Can a (candidate) employee representative waive his/her right to a protection indemnity after his/her dismissal? This month the Labour Court of Brussels had to answer this question.

As you know, a (candidate) employee representative can only be dismissed following the procedures provided by the act of 19 March 1991 (dismissal for urgent cause or economic/technical reasons). In case of non-compliance with the procedure, a protection indemnity, ranging from two to eight years of remuneration, has to be paid.

In the past, case law concluded that a protected worker could never validly waive his/her right to this protection indemnity.

In the present case, the protected worker had signed a settlement agreement after the termination of his employment. However, he subsequently claimed the payment of the protection indemnity. Specifically regarding this question, the Labour Court in Brussels confirmed on the one hand that the protection regulation for (candidate-) employee representatives, as provided in the act of 19 March 1991, is of public order. On the other hand, the Labour Court confirmed that the protection indemnity is not of public order.

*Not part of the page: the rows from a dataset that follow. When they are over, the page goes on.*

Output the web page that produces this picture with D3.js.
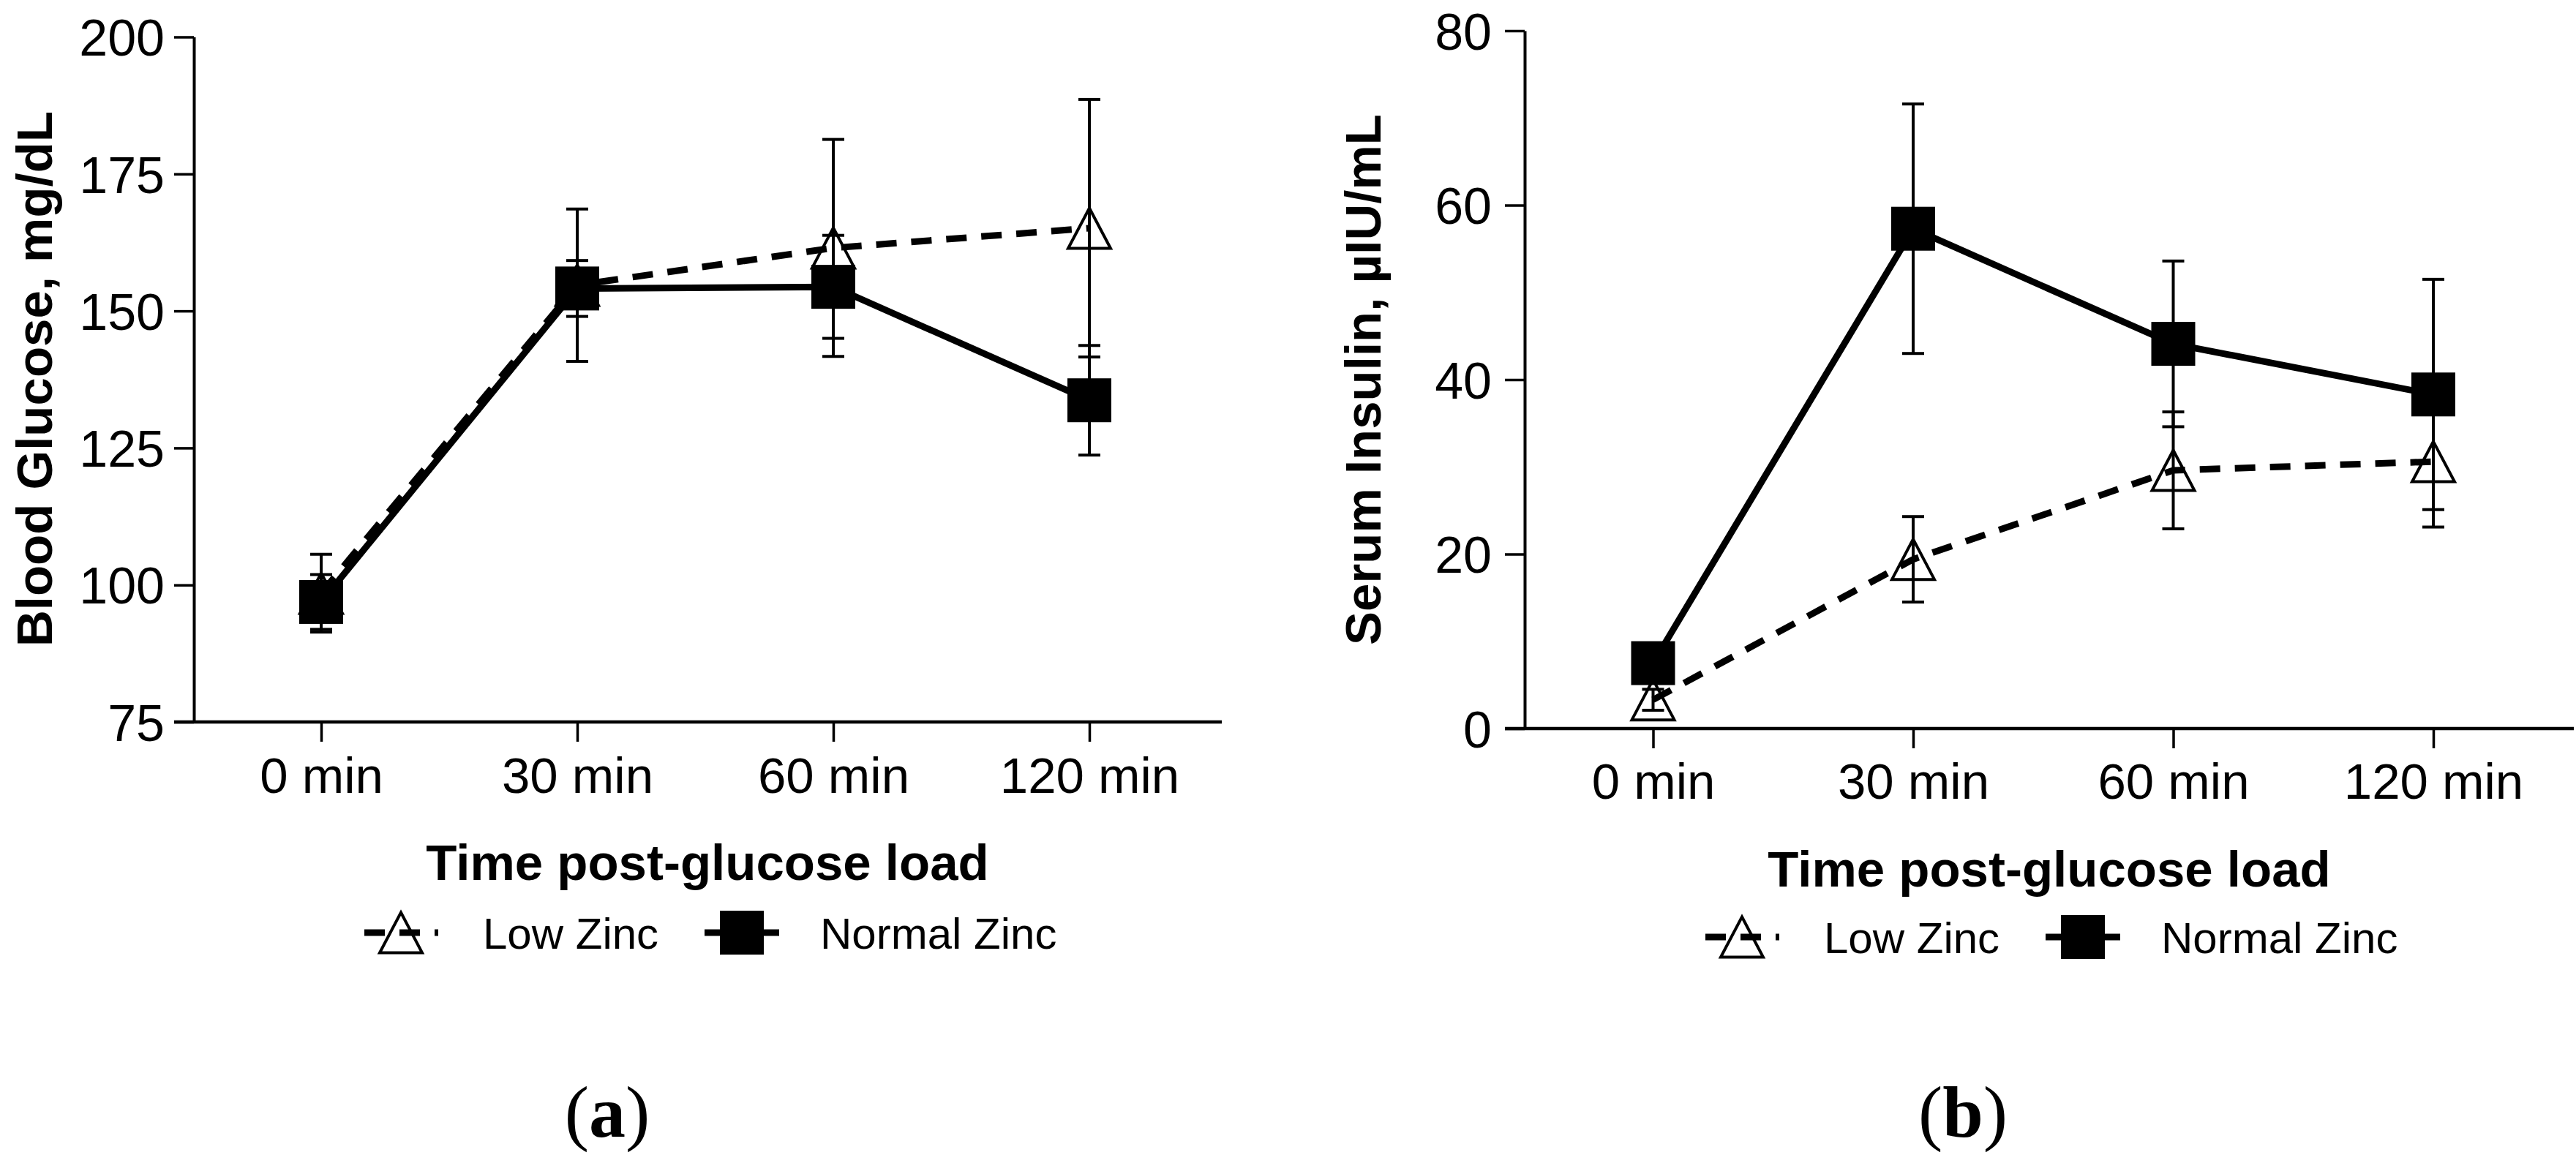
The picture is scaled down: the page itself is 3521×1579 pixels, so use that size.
<!DOCTYPE html>
<html>
<head>
<meta charset="utf-8">
<script src="https://cdnjs.cloudflare.com/ajax/libs/d3/7.8.5/d3.min.js"></script>
<style>
  html, body { margin: 0; padding: 0; background: #ffffff; }
  svg { display: block; }
</style>
</head>
<body>
<svg id="chart" width="3521" height="1579"></svg>
<script>
// ---------------- DATA ----------------
const times = ["0 min", "30 min", "60 min", "120 min"];
const seriesNames = ["Low Zinc", "Normal Zinc"];

const glucoseTicks = [75, 100, 125, 150, 175, 200];
const glucoseLow = [98.5, 154.7, 161.5, 165.1];
const glucoseLowErr = [7.1, 13.9, 19.8, 23.5];
const glucoseNormal = [96.9, 154.1, 154.4, 133.7];
const glucoseNormalErr = [5.0, 5.1, 9.4, 10.0];

const insulinTicks = [0, 20, 40, 60, 80];
const insulinLow = [3.3, 19.4, 29.6, 30.6];
const insulinLowErr = [1.2, 4.9, 6.7, 7.5];
const insulinNormal = [7.5, 57.3, 44.1, 38.3];
const insulinNormalErr = [1.5, 14.3, 9.5, 13.2];

const axisTitleX = "Time post-glucose load";
const panelLabels = ["a", "b"];

// ---------------- LAYOUT ----------------
const panels = [
  {
    yTitle: "Blood Glucose, mg/dL", domain: [75, 200], ticks: glucoseTicks,
    low: glucoseLow, lowErr: glucoseLowErr, normal: glucoseNormal, normalErr: glucoseNormalErr,
    axisX: 265, xEnd: 1670, yTop: 50.5, yBot: 987, x0: 439, x1: 1489,
    tickPad: 13, xTickPad: 21, yTitleX: 71, yTitleY: 518,
    xTitleX: 967, xTitleY: 1203, legendY: 1275, legendX: 548,
    label: panelLabels[0], labelX: 830
  },
  {
    yTitle: "Serum Insulin, \u00B5IU/mL", domain: [0, 80], ticks: insulinTicks,
    low: insulinLow, lowErr: insulinLowErr, normal: insulinNormal, normalErr: insulinNormalErr,
    axisX: 2084, xEnd: 3518, yTop: 42, yBot: 996, x0: 2259.5, x1: 3326,
    tickPad: 18, xTickPad: 20, yTitleX: 1887, yTitleY: 519,
    xTitleX: 2801, xTitleY: 1212, legendY: 1281, legendX: 2381,
    label: panelLabels[1], labelX: 2683
  }
];

const SANS = "'Liberation Sans', Arial, Helvetica, sans-serif";
const SERIF = "'Liberation Serif', 'Times New Roman', serif";
const triPath = "M0,-27.5 L29,27.5 L-29,27.5 Z";
const SQ = 60;
const CAP = 15;

const svg = d3.select("#chart");
svg.append("rect").attr("width", 3521).attr("height", 1579).attr("fill", "#fff");

panels.forEach(p => {
  const g = svg.append("g");
  const x = d3.scalePoint().domain(times).range([p.x0, p.x1]);
  const y = d3.scaleLinear().domain(p.domain).range([p.yBot, p.yTop]);

  // Y axis
  const yAxis = d3.axisLeft(y).tickValues(p.ticks).tickSize(27).tickPadding(p.tickPad).tickSizeOuter(0);
  const yg = g.append("g").attr("transform", `translate(${p.axisX},0)`).call(yAxis);
  yg.select(".domain").attr("stroke", "#000").attr("stroke-width", 4);
  yg.selectAll(".tick line").attr("stroke", "#000").attr("stroke-width", 3.5);
  yg.selectAll(".tick text")
    .attr("font-family", SANS).attr("font-size", 70).attr("fill", "#000").attr("dy", "0.36em");

  // X axis
  const xAxis = d3.axisBottom(x).tickSize(27).tickPadding(p.xTickPad).tickSizeOuter(0);
  const xg = g.append("g").attr("transform", `translate(0,${p.yBot})`).call(xAxis);
  xg.select(".domain").remove();
  xg.append("line").attr("x1", p.axisX - 27).attr("x2", p.xEnd).attr("y1", 0).attr("y2", 0)
    .attr("stroke", "#000").attr("stroke-width", 4.5);
  xg.selectAll(".tick line").attr("stroke", "#000").attr("stroke-width", 3.5);
  xg.selectAll(".tick text")
    .attr("font-family", SANS).attr("font-size", 69).attr("fill", "#000");

  // Axis titles
  g.append("text")
    .attr("transform", `translate(${p.yTitleX},${p.yTitleY}) rotate(-90)`)
    .attr("text-anchor", "middle")
    .attr("font-family", SANS).attr("font-weight", "bold").attr("font-size", 69)
    .text(p.yTitle);
  g.append("text")
    .attr("x", p.xTitleX).attr("y", p.xTitleY)
    .attr("text-anchor", "middle")
    .attr("font-family", SANS).attr("font-weight", "bold").attr("font-size", 69)
    .text(axisTitleX);

  const line = d3.line().x((d, i) => x(times[i])).y(d => y(d));

  function errorBars(vals, errs) {
    const eg = g.append("g").attr("stroke", "#000").attr("stroke-width", 4);
    vals.forEach((v, i) => {
      const cx = x(times[i]);
      eg.append("line").attr("x1", cx).attr("x2", cx).attr("y1", y(v + errs[i])).attr("y2", y(v - errs[i]));
      eg.append("line").attr("x1", cx - CAP).attr("x2", cx + CAP).attr("y1", y(v + errs[i])).attr("y2", y(v + errs[i]));
      eg.append("line").attr("x1", cx - CAP).attr("x2", cx + CAP).attr("y1", y(v - errs[i])).attr("y2", y(v - errs[i]));
    });
  }

  // Low Zinc (dashed, open triangles)
  g.append("path").datum(p.low).attr("d", line)
    .attr("fill", "none").attr("stroke", "#000").attr("stroke-width", 9)
    .attr("stroke-dasharray", "28,20").attr("stroke-linejoin", "round");
  errorBars(p.low, p.lowErr);
  g.selectAll(null).data(p.low).enter().append("path")
    .attr("d", triPath)
    .attr("transform", (d, i) => `translate(${x(times[i])},${y(d)})`)
    .attr("fill", "none").attr("stroke", "#000").attr("stroke-width", 4);

  // Normal Zinc (solid, filled squares)
  g.append("path").datum(p.normal).attr("d", line)
    .attr("fill", "none").attr("stroke", "#000").attr("stroke-width", 9)
    .attr("stroke-linejoin", "round");
  errorBars(p.normal, p.normalErr);
  g.selectAll(null).data(p.normal).enter().append("rect")
    .attr("x", (d, i) => x(times[i]) - SQ / 2)
    .attr("y", d => y(d) - SQ / 2)
    .attr("width", SQ).attr("height", SQ).attr("fill", "#000");

  // Legend
  const lg = g.append("g").attr("transform", `translate(${p.legendX},${p.legendY})`);
  lg.append("line").attr("x1", -50).attr("x2", 51).attr("y1", 0).attr("y2", 0)
    .attr("stroke", "#000").attr("stroke-width", 9).attr("stroke-dasharray", "28,20");
  lg.append("path").attr("d", triPath).attr("fill", "none").attr("stroke", "#000").attr("stroke-width", 4);
  lg.append("text").attr("x", 112).attr("y", 0).attr("dy", "0.36em")
    .attr("font-family", SANS).attr("font-size", 60).text(seriesNames[0]);
  lg.append("line").attr("x1", 466 - 51).attr("x2", 466 + 51).attr("y1", 0).attr("y2", 0)
    .attr("stroke", "#000").attr("stroke-width", 9);
  lg.append("rect").attr("x", 466 - SQ / 2).attr("y", -SQ / 2).attr("width", SQ).attr("height", SQ).attr("fill", "#000");
  lg.append("text").attr("x", 573).attr("y", 0).attr("dy", "0.36em")
    .attr("font-family", SANS).attr("font-size", 60).text(seriesNames[1]);

  // Panel label
  const t = svg.append("text").attr("x", p.labelX).attr("y", 1554)
    .attr("text-anchor", "middle").attr("font-family", SERIF).attr("font-size", 100);
  t.append("tspan").text("(");
  t.append("tspan").attr("font-weight", "bold").text(p.label);
  t.append("tspan").text(")");
});
</script>
</body>
</html>
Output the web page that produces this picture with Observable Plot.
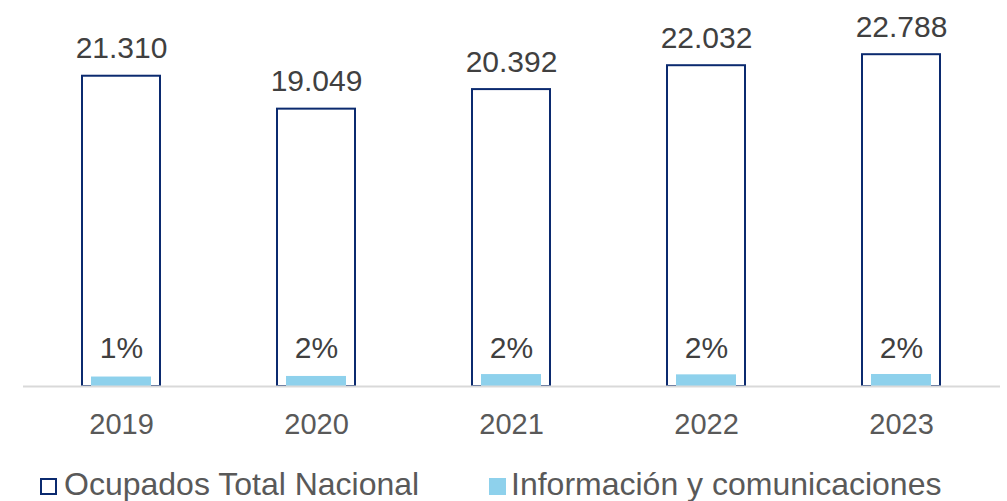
<!DOCTYPE html>
<html>
<head>
<meta charset="utf-8">
<script src="https://cdn.jsdelivr.net/npm/d3@7"></script>
<script src="https://cdn.jsdelivr.net/npm/@observablehq/plot@0.6"></script>
<style>
  html, body { margin: 0; padding: 0; background: #fff; }
  body { width: 1007px; height: 501px; position: relative; overflow: hidden; font-family: "Liberation Sans", Arial, sans-serif; }
  #chart { position: absolute; left: 0; top: 0; }
  .leg { position: absolute; top: 466px; font-size: 32px; color: #595959; white-space: nowrap; line-height: normal; }
  .sw { position: absolute; top: 478px; width: 17px; height: 17px; box-sizing: border-box; }
</style>
</head>
<body>
<div id="chart"></div>
<div class="sw" style="left:40px; border:2px solid #0b2a6f; background:#fff;"></div>
<div class="leg" style="left:64px;">Ocupados Total Nacional</div>
<div class="sw" style="left:489px; background:#8ed1ec;"></div>
<div class="leg" style="left:511px;">Información y comunicaciones</div>
<script>
const years = ["2019", "2020", "2021", "2022", "2023"];
const ocupadosTotal = [21310, 19049, 20392, 22032, 22788];
const ictValues = [650, 690, 820, 800, 825];
const ictPctLabels = ["1%", "2%", "2%", "2%", "2%"];

const data = years.map((y, i) => ({
  year: y,
  total: ocupadosTotal[i],
  ict: ictValues[i],
  pct: ictPctLabels[i]
}));

const fmt = d3.formatLocale({decimal: ",", thousands: ".", grouping: [3], currency: ["", ""]}).format(",d");

const navy = "#0b2a6f";
const light = "#8ed1ec";

const chart = Plot.plot({
  width: 1007,
  height: 445,
  marginLeft: 23,
  marginRight: 7,
  marginTop: 22,
  marginBottom: 59,
  style: {fontFamily: "'Liberation Sans', Arial, sans-serif", background: "#fff"},
  x: {domain: years, paddingInner: 0.6, paddingOuter: 0.3, label: null},
  y: {domain: [0, 25000], axis: null},
  marks: [
    Plot.barY(data, {x: "year", y: "total", fill: "#fff", stroke: navy, strokeWidth: 2}),
    Plot.barY(data, {x: "year", y: "ict", fill: light, insetLeft: 9, insetRight: 9}),
    Plot.ruleY([0], {stroke: "#d9d9d9", strokeWidth: 2}),
    Plot.text(data, {x: "year", y: "total", text: d => fmt(d.total), dy: -18, lineAnchor: "bottom", fontSize: 30, fill: "#404040"}),
    Plot.text(data, {x: "year", text: "pct", frameAnchor: "bottom", dy: -29, lineAnchor: "bottom", fontSize: 30, fill: "#404040"}),
    Plot.axisX({tickSize: 0, tickPadding: 27, fontSize: 29, fill: "#595959", label: null})
  ]
});
document.getElementById("chart").appendChild(chart);
</script>
</body>
</html>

This means that a protected worker, although he/she cannot waive his/her protection, can however waive their right to the protection indemnity after dismissal and this as of the moment that it is certain that he/she is entitled to the protection indemnity.

After the Labour Court in Ghent in 2003 and the Labour Court in Antwerp in 2007, the Labour Court in Brussels is (at least) the third Labour Court that confirms this position explicitly. As a result, it can be presumed that the controversy on this point will gradually disappear.